__SHORT TASK__:
Reproduce the records below in full and word for word, excluding pictures.

-- -- --

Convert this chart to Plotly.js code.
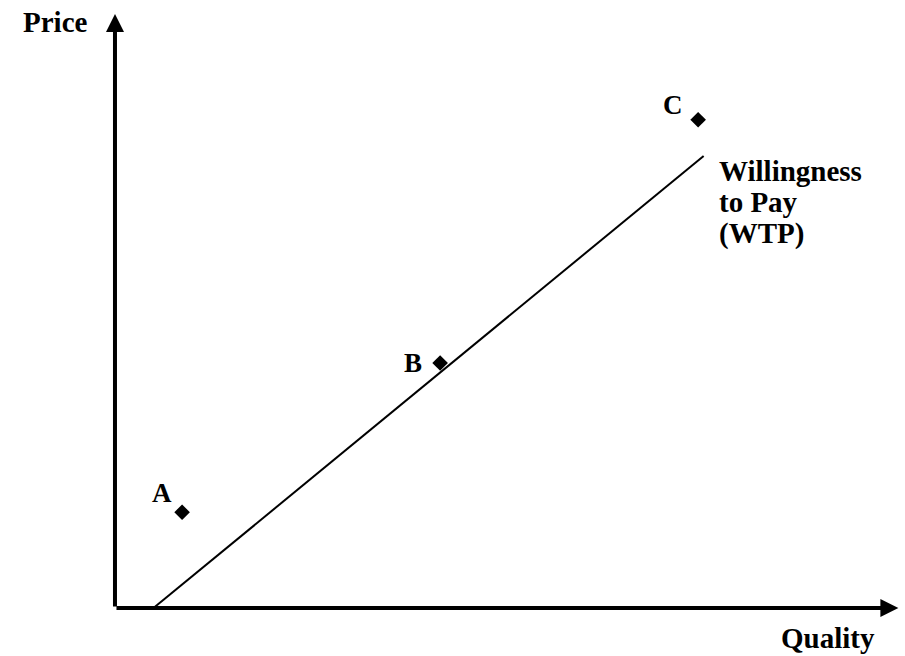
<!DOCTYPE html>
<html>
<head>
<meta charset="utf-8">
<script src="https://cdn.plot.ly/plotly-3.0.1.min.js"></script>
<style>
  html, body { margin: 0; padding: 0; background: #fff; }
  #chart { width: 905px; height: 656px; }
</style>
</head>
<body>
<div id="chart"></div>
<script>
// Willingness-to-pay line (quality on x, price on y)
const wtpQuality = [7, 107];
const wtpPrice = [0, 100];

// Products placed in quality / price space
const productNames = ["A", "B", "C"];
const productQuality = [12.2, 59.1, 106];
const productPrice = [21.2, 54.2, 108];

// Axis labels and the line's caption (one entry per caption line)
const xLabel = "Quality";
const yLabel = "Price";
const wtpLines = ["Willingness", "to Pay", "(WTP)"];

const serif = "Liberation Serif, Times New Roman, serif";
const ink = "#000";

const traces = [
  {
    x: wtpQuality, y: wtpPrice, type: "scatter", mode: "lines",
    line: { color: ink, width: 2 }, hoverinfo: "skip"
  },
  {
    x: productQuality, y: productPrice, type: "scatter", mode: "markers",
    marker: { symbol: "diamond", size: 12, color: ink }, hoverinfo: "skip"
  }
];

const textFont = { family: serif, size: 29, color: ink, weight: "bold" };
const annotations = [];
// Axes drawn as arrows from the origin
annotations.push({
  x: 0, y: 131.4, ax: 0, ay: 0, xref: "x", yref: "y", axref: "x", ayref: "y",
  text: "", showarrow: true, arrowhead: 2, arrowsize: 0.9, arrowwidth: 4, arrowcolor: ink
});
annotations.push({
  x: 142.4, y: 0, ax: 0, ay: 0, xref: "x", yref: "y", axref: "x", ayref: "y",
  text: "", showarrow: true, arrowhead: 2, arrowsize: 0.9, arrowwidth: 4, arrowcolor: ink
});
annotations.push({
  x: -10.9, y: 129.6, xref: "x", yref: "y", text: yLabel, showarrow: false,
  font: textFont
});
annotations.push({
  x: 129.6, y: -6.6, xref: "x", yref: "y", text: xLabel, showarrow: false,
  font: textFont
});
// Caption beside the top end of the WTP line, tighter leading than the default
const captionTop = 96.7, captionStep = 6.9;
wtpLines.forEach((line, i) => {
  annotations.push({
    x: 109.5, y: captionTop - i * captionStep, xref: "x", yref: "y",
    text: line, showarrow: false, xanchor: "left", align: "left",
    font: textFont
  });
});
// Point labels, set up-left of each marker
const labelDx = [-3.7, -4.9, -4.5];
const labelDy = [4.2, 0, 3.3];
productNames.forEach((name, i) => {
  annotations.push({
    x: productQuality[i] + labelDx[i], y: productPrice[i] + labelDy[i],
    xref: "x", yref: "y", text: name, showarrow: false,
    font: { family: serif, size: 27, color: ink, weight: "bold" }
  });
});

const axisBase = {
  showgrid: false, zeroline: false, showline: false, showticklabels: false,
  ticks: "", fixedrange: true
};

const layout = {
  width: 905, height: 656,
  margin: { l: 0, r: 0, t: 0, b: 0 },
  paper_bgcolor: "#fff", plot_bgcolor: "#fff",
  showlegend: false,
  xaxis: Object.assign({ range: [-20.9, 143.6] }, axisBase),
  yaxis: Object.assign({ range: [-10.6, 134.5] }, axisBase),
  annotations: annotations
};

Plotly.newPlot("chart", traces, layout, { staticPlot: true, displayModeBar: false });
</script>
</body>
</html>
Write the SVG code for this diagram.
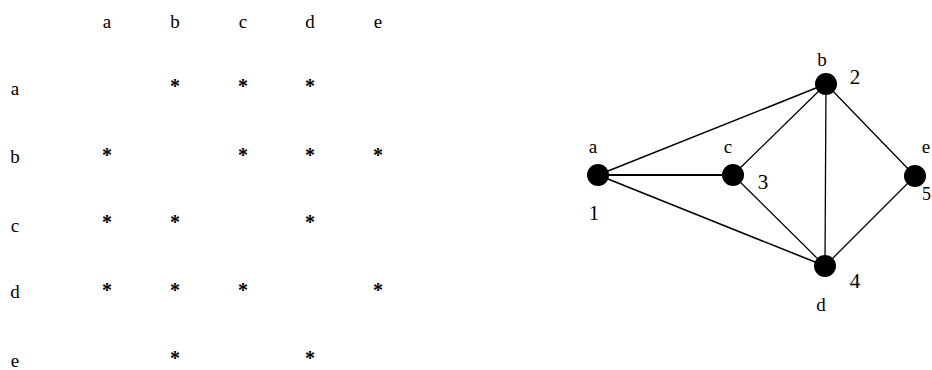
<svg xmlns="http://www.w3.org/2000/svg" width="932" height="370" viewBox="0 0 932 370">
<style>
text{font-family:"Liberation Serif","Times New Roman",serif;fill:#000;text-anchor:middle}
.h{font-size:19px}
.s{font-size:20px;font-weight:bold}
.l{font-size:19px}
.n{font-size:21px}
.e{stroke:#000;stroke-width:1.3;fill:none}
.node{fill:#000}
</style>
<rect width="932" height="370" fill="#fff"/>
<g id="matrix">
<g id="col-headers">
<text class="h" x="107" y="28">a</text>
<text class="h" x="175" y="28">b</text>
<text class="h" x="243" y="28">c</text>
<text class="h" x="310" y="28">d</text>
<text class="h" x="378" y="28">e</text>
</g>
<g id="row-headers">
<text class="h" x="15" y="95">a</text>
<text class="h" x="15" y="163">b</text>
<text class="h" x="15" y="232">c</text>
<text class="h" x="15" y="298">d</text>
<text class="h" x="15" y="367">e</text>
</g>
<g id="cells">
<text class="s" x="175" y="93">*</text>
<text class="s" x="243" y="93">*</text>
<text class="s" x="310" y="93">*</text>
<text class="s" x="107" y="162">*</text>
<text class="s" x="243" y="162">*</text>
<text class="s" x="310" y="162">*</text>
<text class="s" x="378" y="162">*</text>
<text class="s" x="107" y="229">*</text>
<text class="s" x="175" y="229">*</text>
<text class="s" x="310" y="229">*</text>
<text class="s" x="107" y="297">*</text>
<text class="s" x="175" y="297">*</text>
<text class="s" x="243" y="297">*</text>
<text class="s" x="378" y="297">*</text>
<text class="s" x="175" y="365">*</text>
<text class="s" x="310" y="365">*</text>
</g>
</g>
<g id="connectors">
<line class="e" x1="598" y1="175" x2="826" y2="84" style="stroke-width:1.6"/>
<line class="e" x1="598" y1="175" x2="733" y2="175" style="stroke-width:2.2"/>
<line class="e" x1="598" y1="175" x2="825" y2="266" style="stroke-width:1.6"/>
<line class="e" x1="733" y1="175" x2="826" y2="84"/>
<line class="e" x1="733" y1="175" x2="825" y2="266"/>
<line class="e" x1="826" y1="84" x2="825" y2="266"/>
<line class="e" x1="826" y1="84" x2="915" y2="176"/>
<line class="e" x1="825" y1="266" x2="915" y2="176"/>
</g>
<g id="node-a">
<circle class="node" cx="598" cy="175" r="11"/>
<text class="l" x="593" y="153">a</text>
<text class="n" x="594" y="220">1</text>
</g>
<g id="node-c">
<circle class="node" cx="733" cy="175" r="11"/>
<text class="l" x="728" y="153">c</text>
<text class="n" x="763" y="189">3</text>
</g>
<g id="node-b">
<circle class="node" cx="826" cy="84" r="11"/>
<text class="l" x="822" y="66">b</text>
<text class="n" x="855" y="84">2</text>
</g>
<g id="node-d">
<circle class="node" cx="825" cy="266" r="11"/>
<text class="l" x="821" y="311">d</text>
<text class="n" x="855" y="288">4</text>
</g>
<g id="node-e">
<circle class="node" cx="915" cy="176" r="11"/>
<text class="l" x="926" y="153">e</text>
<text class="n" x="922" y="200" style="text-anchor:start;font-size:18px">5</text>
</g>
</svg>
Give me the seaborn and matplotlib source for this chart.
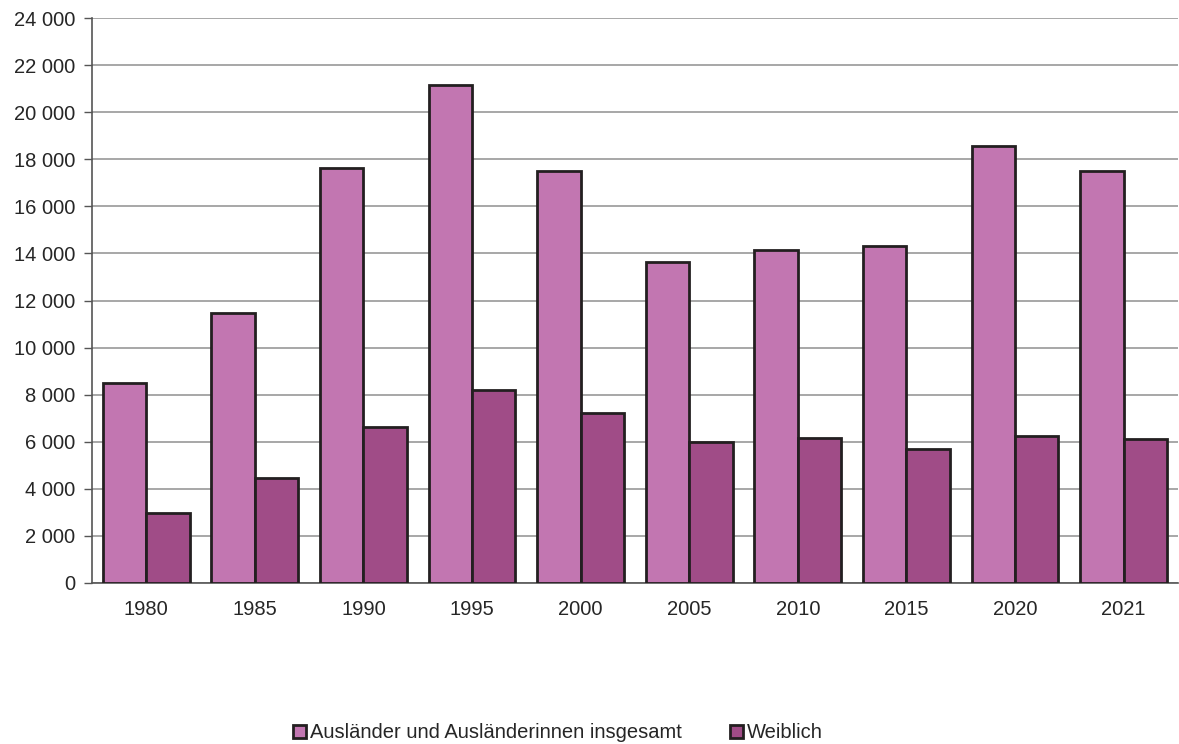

-- -- --

__EXERCISE OUTPUT__:
Convert this chart to Plotly.js code.
<!DOCTYPE html>
<html>
<head>
<meta charset="utf-8">
<script src="https://cdn.plot.ly/plotly-3.0.1.min.js"></script>
<style>
  html, body { margin: 0; padding: 0; background: #fff; }
  #chart { width: 905px; height: 656px; }
</style>
</head>
<body>
<div id="chart"></div>
<script>
// Willingness-to-pay line (quality on x, price on y)
const wtpQuality = [7, 107];
const wtpPrice = [0, 100];

// Products placed in quality / price space
const productNames = ["A", "B", "C"];
const productQuality = [12.2, 59.1, 106];
const productPrice = [21.2, 54.2, 108];

// Axis labels and the line's caption (one entry per caption line)
const xLabel = "Quality";
const yLabel = "Price";
const wtpLines = ["Willingness", "to Pay", "(WTP)"];

const serif = "Liberation Serif, Times New Roman, serif";
const ink = "#000";

const traces = [
  {
    x: wtpQuality, y: wtpPrice, type: "scatter", mode: "lines",
    line: { color: ink, width: 2 }, hoverinfo: "skip"
  },
  {
    x: productQuality, y: productPrice, type: "scatter", mode: "markers",
    marker: { symbol: "diamond", size: 12, color: ink }, hoverinfo: "skip"
  }
];

const textFont = { family: serif, size: 29, color: ink, weight: "bold" };
const annotations = [];
// Axes drawn as arrows from the origin
annotations.push({
  x: 0, y: 131.4, ax: 0, ay: 0, xref: "x", yref: "y", axref: "x", ayref: "y",
  text: "", showarrow: true, arrowhead: 2, arrowsize: 0.9, arrowwidth: 4, arrowcolor: ink
});
annotations.push({
  x: 142.4, y: 0, ax: 0, ay: 0, xref: "x", yref: "y", axref: "x", ayref: "y",
  text: "", showarrow: true, arrowhead: 2, arrowsize: 0.9, arrowwidth: 4, arrowcolor: ink
});
annotations.push({
  x: -10.9, y: 129.6, xref: "x", yref: "y", text: yLabel, showarrow: false,
  font: textFont
});
annotations.push({
  x: 129.6, y: -6.6, xref: "x", yref: "y", text: xLabel, showarrow: false,
  font: textFont
});
// Caption beside the top end of the WTP line, tighter leading than the default
const captionTop = 96.7, captionStep = 6.9;
wtpLines.forEach((line, i) => {
  annotations.push({
    x: 109.5, y: captionTop - i * captionStep, xref: "x", yref: "y",
    text: line, showarrow: false, xanchor: "left", align: "left",
    font: textFont
  });
});
// Point labels, set up-left of each marker
const labelDx = [-3.7, -4.9, -4.5];
const labelDy = [4.2, 0, 3.3];
productNames.forEach((name, i) => {
  annotations.push({
    x: productQuality[i] + labelDx[i], y: productPrice[i] + labelDy[i],
    xref: "x", yref: "y", text: name, showarrow: false,
    font: { family: serif, size: 27, color: ink, weight: "bold" }
  });
});

const axisBase = {
  showgrid: false, zeroline: false, showline: false, showticklabels: false,
  ticks: "", fixedrange: true
};

const layout = {
  width: 905, height: 656,
  margin: { l: 0, r: 0, t: 0, b: 0 },
  paper_bgcolor: "#fff", plot_bgcolor: "#fff",
  showlegend: false,
  xaxis: Object.assign({ range: [-20.9, 143.6] }, axisBase),
  yaxis: Object.assign({ range: [-10.6, 134.5] }, axisBase),
  annotations: annotations
};

Plotly.newPlot("chart", traces, layout, { staticPlot: true, displayModeBar: false });
</script>
</body>
</html>
Write the SVG code for this diagram.
<svg xmlns="http://www.w3.org/2000/svg" width="932" height="370" viewBox="0 0 932 370">
<style>
text{font-family:"Liberation Serif","Times New Roman",serif;fill:#000;text-anchor:middle}
.h{font-size:19px}
.s{font-size:20px;font-weight:bold}
.l{font-size:19px}
.n{font-size:21px}
.e{stroke:#000;stroke-width:1.3;fill:none}
.node{fill:#000}
</style>
<rect width="932" height="370" fill="#fff"/>
<g id="matrix">
<g id="col-headers">
<text class="h" x="107" y="28">a</text>
<text class="h" x="175" y="28">b</text>
<text class="h" x="243" y="28">c</text>
<text class="h" x="310" y="28">d</text>
<text class="h" x="378" y="28">e</text>
</g>
<g id="row-headers">
<text class="h" x="15" y="95">a</text>
<text class="h" x="15" y="163">b</text>
<text class="h" x="15" y="232">c</text>
<text class="h" x="15" y="298">d</text>
<text class="h" x="15" y="367">e</text>
</g>
<g id="cells">
<text class="s" x="175" y="93">*</text>
<text class="s" x="243" y="93">*</text>
<text class="s" x="310" y="93">*</text>
<text class="s" x="107" y="162">*</text>
<text class="s" x="243" y="162">*</text>
<text class="s" x="310" y="162">*</text>
<text class="s" x="378" y="162">*</text>
<text class="s" x="107" y="229">*</text>
<text class="s" x="175" y="229">*</text>
<text class="s" x="310" y="229">*</text>
<text class="s" x="107" y="297">*</text>
<text class="s" x="175" y="297">*</text>
<text class="s" x="243" y="297">*</text>
<text class="s" x="378" y="297">*</text>
<text class="s" x="175" y="365">*</text>
<text class="s" x="310" y="365">*</text>
</g>
</g>
<g id="connectors">
<line class="e" x1="598" y1="175" x2="826" y2="84" style="stroke-width:1.6"/>
<line class="e" x1="598" y1="175" x2="733" y2="175" style="stroke-width:2.2"/>
<line class="e" x1="598" y1="175" x2="825" y2="266" style="stroke-width:1.6"/>
<line class="e" x1="733" y1="175" x2="826" y2="84"/>
<line class="e" x1="733" y1="175" x2="825" y2="266"/>
<line class="e" x1="826" y1="84" x2="825" y2="266"/>
<line class="e" x1="826" y1="84" x2="915" y2="176"/>
<line class="e" x1="825" y1="266" x2="915" y2="176"/>
</g>
<g id="node-a">
<circle class="node" cx="598" cy="175" r="11"/>
<text class="l" x="593" y="153">a</text>
<text class="n" x="594" y="220">1</text>
</g>
<g id="node-c">
<circle class="node" cx="733" cy="175" r="11"/>
<text class="l" x="728" y="153">c</text>
<text class="n" x="763" y="189">3</text>
</g>
<g id="node-b">
<circle class="node" cx="826" cy="84" r="11"/>
<text class="l" x="822" y="66">b</text>
<text class="n" x="855" y="84">2</text>
</g>
<g id="node-d">
<circle class="node" cx="825" cy="266" r="11"/>
<text class="l" x="821" y="311">d</text>
<text class="n" x="855" y="288">4</text>
</g>
<g id="node-e">
<circle class="node" cx="915" cy="176" r="11"/>
<text class="l" x="926" y="153">e</text>
<text class="n" x="922" y="200" style="text-anchor:start;font-size:18px">5</text>
</g>
</svg>
Give me the seaborn and matplotlib source for this chart.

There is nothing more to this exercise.